• **Aim of the task**:
For the copy, please give all of the data again exactly and leave the pictures out.

• **Raw data**:
────────────────────────────────────────

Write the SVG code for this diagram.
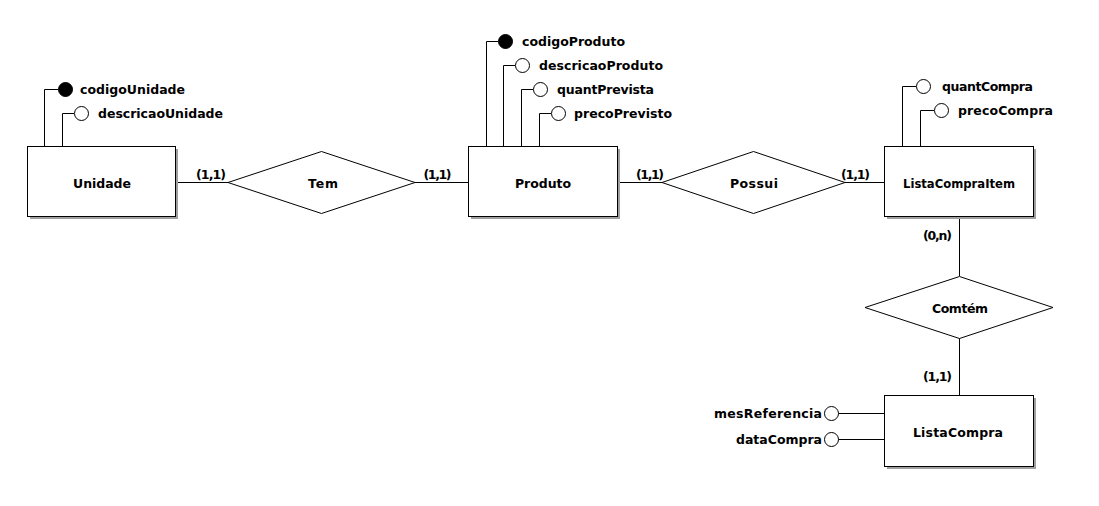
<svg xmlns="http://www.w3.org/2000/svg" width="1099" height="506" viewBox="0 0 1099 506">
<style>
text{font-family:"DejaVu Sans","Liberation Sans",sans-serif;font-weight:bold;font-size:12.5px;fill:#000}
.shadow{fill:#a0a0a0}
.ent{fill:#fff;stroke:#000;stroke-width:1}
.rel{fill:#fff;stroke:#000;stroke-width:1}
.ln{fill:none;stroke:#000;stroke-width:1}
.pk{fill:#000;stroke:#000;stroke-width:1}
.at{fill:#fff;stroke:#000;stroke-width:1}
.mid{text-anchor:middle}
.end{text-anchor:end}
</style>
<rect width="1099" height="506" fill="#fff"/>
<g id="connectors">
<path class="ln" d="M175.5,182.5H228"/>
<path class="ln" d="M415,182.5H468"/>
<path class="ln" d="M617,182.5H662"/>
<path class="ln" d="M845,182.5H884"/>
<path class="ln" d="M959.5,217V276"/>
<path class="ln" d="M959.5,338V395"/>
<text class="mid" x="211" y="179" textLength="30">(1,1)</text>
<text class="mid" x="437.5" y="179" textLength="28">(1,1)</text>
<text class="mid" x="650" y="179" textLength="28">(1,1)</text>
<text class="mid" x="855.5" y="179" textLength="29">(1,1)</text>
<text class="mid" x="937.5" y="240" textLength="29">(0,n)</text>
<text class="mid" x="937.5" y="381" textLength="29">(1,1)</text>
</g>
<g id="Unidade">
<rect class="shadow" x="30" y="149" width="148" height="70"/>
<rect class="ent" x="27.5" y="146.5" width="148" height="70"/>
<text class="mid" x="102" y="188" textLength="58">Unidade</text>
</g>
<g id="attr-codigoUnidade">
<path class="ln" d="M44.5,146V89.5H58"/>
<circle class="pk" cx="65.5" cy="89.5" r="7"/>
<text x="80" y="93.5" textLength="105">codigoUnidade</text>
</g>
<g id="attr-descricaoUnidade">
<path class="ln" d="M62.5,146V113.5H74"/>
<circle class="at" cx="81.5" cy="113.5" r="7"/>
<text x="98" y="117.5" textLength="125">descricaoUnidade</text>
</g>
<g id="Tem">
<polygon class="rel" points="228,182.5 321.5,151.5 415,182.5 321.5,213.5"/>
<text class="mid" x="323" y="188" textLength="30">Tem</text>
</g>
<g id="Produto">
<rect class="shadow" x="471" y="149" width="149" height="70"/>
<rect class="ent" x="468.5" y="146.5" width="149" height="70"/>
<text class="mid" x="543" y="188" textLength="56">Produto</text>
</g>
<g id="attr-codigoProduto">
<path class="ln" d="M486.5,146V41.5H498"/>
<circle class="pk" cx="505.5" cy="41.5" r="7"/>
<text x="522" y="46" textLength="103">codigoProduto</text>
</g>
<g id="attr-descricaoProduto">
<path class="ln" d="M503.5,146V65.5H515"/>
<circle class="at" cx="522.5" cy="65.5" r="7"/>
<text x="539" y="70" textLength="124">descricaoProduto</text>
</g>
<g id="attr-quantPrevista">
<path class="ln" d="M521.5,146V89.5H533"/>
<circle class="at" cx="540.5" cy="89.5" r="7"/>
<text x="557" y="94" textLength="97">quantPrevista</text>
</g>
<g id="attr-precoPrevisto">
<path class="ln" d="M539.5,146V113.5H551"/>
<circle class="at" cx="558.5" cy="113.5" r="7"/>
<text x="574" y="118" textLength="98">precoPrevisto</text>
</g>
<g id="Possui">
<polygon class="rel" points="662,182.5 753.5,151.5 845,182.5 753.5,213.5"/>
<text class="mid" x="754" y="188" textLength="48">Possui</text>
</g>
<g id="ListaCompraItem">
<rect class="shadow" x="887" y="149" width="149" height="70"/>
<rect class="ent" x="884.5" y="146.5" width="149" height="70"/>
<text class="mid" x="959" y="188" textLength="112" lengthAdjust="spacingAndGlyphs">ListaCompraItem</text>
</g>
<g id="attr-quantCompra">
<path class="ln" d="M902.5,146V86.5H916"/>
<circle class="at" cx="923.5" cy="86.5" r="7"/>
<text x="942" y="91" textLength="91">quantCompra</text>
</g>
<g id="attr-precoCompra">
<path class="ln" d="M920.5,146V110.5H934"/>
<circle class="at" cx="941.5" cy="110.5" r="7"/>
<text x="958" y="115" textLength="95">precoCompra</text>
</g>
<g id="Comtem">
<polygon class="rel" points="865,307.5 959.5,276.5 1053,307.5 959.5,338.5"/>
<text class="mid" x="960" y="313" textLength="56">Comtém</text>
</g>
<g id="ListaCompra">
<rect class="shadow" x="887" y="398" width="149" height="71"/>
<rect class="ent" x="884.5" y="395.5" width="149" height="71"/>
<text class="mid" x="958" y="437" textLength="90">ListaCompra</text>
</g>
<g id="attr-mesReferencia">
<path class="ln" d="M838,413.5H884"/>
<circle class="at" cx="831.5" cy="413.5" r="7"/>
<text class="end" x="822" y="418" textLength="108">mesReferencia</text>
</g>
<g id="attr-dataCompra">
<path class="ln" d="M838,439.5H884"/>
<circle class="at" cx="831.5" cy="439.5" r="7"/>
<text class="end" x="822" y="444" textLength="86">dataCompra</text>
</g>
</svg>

────────────────────────────────────────

• **Answer for this exercise**:
Write the SVG code for this diagram.
<svg xmlns="http://www.w3.org/2000/svg" width="1099" height="506" viewBox="0 0 1099 506">
<style>
text{font-family:"DejaVu Sans","Liberation Sans",sans-serif;font-weight:bold;font-size:12.5px;fill:#000}
.shadow{fill:#a0a0a0}
.ent{fill:#fff;stroke:#000;stroke-width:1}
.rel{fill:#fff;stroke:#000;stroke-width:1}
.ln{fill:none;stroke:#000;stroke-width:1}
.pk{fill:#000;stroke:#000;stroke-width:1}
.at{fill:#fff;stroke:#000;stroke-width:1}
.mid{text-anchor:middle}
.end{text-anchor:end}
</style>
<rect width="1099" height="506" fill="#fff"/>
<g id="connectors">
<path class="ln" d="M175.5,182.5H228"/>
<path class="ln" d="M415,182.5H468"/>
<path class="ln" d="M617,182.5H662"/>
<path class="ln" d="M845,182.5H884"/>
<path class="ln" d="M959.5,217V276"/>
<path class="ln" d="M959.5,338V395"/>
<text class="mid" x="211" y="179" textLength="30">(1,1)</text>
<text class="mid" x="437.5" y="179" textLength="28">(1,1)</text>
<text class="mid" x="650" y="179" textLength="28">(1,1)</text>
<text class="mid" x="855.5" y="179" textLength="29">(1,1)</text>
<text class="mid" x="937.5" y="240" textLength="29">(0,n)</text>
<text class="mid" x="937.5" y="381" textLength="29">(1,1)</text>
</g>
<g id="Unidade">
<rect class="shadow" x="30" y="149" width="148" height="70"/>
<rect class="ent" x="27.5" y="146.5" width="148" height="70"/>
<text class="mid" x="102" y="188" textLength="58">Unidade</text>
</g>
<g id="attr-codigoUnidade">
<path class="ln" d="M44.5,146V89.5H58"/>
<circle class="pk" cx="65.5" cy="89.5" r="7"/>
<text x="80" y="93.5" textLength="105">codigoUnidade</text>
</g>
<g id="attr-descricaoUnidade">
<path class="ln" d="M62.5,146V113.5H74"/>
<circle class="at" cx="81.5" cy="113.5" r="7"/>
<text x="98" y="117.5" textLength="125">descricaoUnidade</text>
</g>
<g id="Tem">
<polygon class="rel" points="228,182.5 321.5,151.5 415,182.5 321.5,213.5"/>
<text class="mid" x="323" y="188" textLength="30">Tem</text>
</g>
<g id="Produto">
<rect class="shadow" x="471" y="149" width="149" height="70"/>
<rect class="ent" x="468.5" y="146.5" width="149" height="70"/>
<text class="mid" x="543" y="188" textLength="56">Produto</text>
</g>
<g id="attr-codigoProduto">
<path class="ln" d="M486.5,146V41.5H498"/>
<circle class="pk" cx="505.5" cy="41.5" r="7"/>
<text x="522" y="46" textLength="103">codigoProduto</text>
</g>
<g id="attr-descricaoProduto">
<path class="ln" d="M503.5,146V65.5H515"/>
<circle class="at" cx="522.5" cy="65.5" r="7"/>
<text x="539" y="70" textLength="124">descricaoProduto</text>
</g>
<g id="attr-quantPrevista">
<path class="ln" d="M521.5,146V89.5H533"/>
<circle class="at" cx="540.5" cy="89.5" r="7"/>
<text x="557" y="94" textLength="97">quantPrevista</text>
</g>
<g id="attr-precoPrevisto">
<path class="ln" d="M539.5,146V113.5H551"/>
<circle class="at" cx="558.5" cy="113.5" r="7"/>
<text x="574" y="118" textLength="98">precoPrevisto</text>
</g>
<g id="Possui">
<polygon class="rel" points="662,182.5 753.5,151.5 845,182.5 753.5,213.5"/>
<text class="mid" x="754" y="188" textLength="48">Possui</text>
</g>
<g id="ListaCompraItem">
<rect class="shadow" x="887" y="149" width="149" height="70"/>
<rect class="ent" x="884.5" y="146.5" width="149" height="70"/>
<text class="mid" x="959" y="188" textLength="112" lengthAdjust="spacingAndGlyphs">ListaCompraItem</text>
</g>
<g id="attr-quantCompra">
<path class="ln" d="M902.5,146V86.5H916"/>
<circle class="at" cx="923.5" cy="86.5" r="7"/>
<text x="942" y="91" textLength="91">quantCompra</text>
</g>
<g id="attr-precoCompra">
<path class="ln" d="M920.5,146V110.5H934"/>
<circle class="at" cx="941.5" cy="110.5" r="7"/>
<text x="958" y="115" textLength="95">precoCompra</text>
</g>
<g id="Comtem">
<polygon class="rel" points="865,307.5 959.5,276.5 1053,307.5 959.5,338.5"/>
<text class="mid" x="960" y="313" textLength="56">Comtém</text>
</g>
<g id="ListaCompra">
<rect class="shadow" x="887" y="398" width="149" height="71"/>
<rect class="ent" x="884.5" y="395.5" width="149" height="71"/>
<text class="mid" x="958" y="437" textLength="90">ListaCompra</text>
</g>
<g id="attr-mesReferencia">
<path class="ln" d="M838,413.5H884"/>
<circle class="at" cx="831.5" cy="413.5" r="7"/>
<text class="end" x="822" y="418" textLength="108">mesReferencia</text>
</g>
<g id="attr-dataCompra">
<path class="ln" d="M838,439.5H884"/>
<circle class="at" cx="831.5" cy="439.5" r="7"/>
<text class="end" x="822" y="444" textLength="86">dataCompra</text>
</g>
</svg>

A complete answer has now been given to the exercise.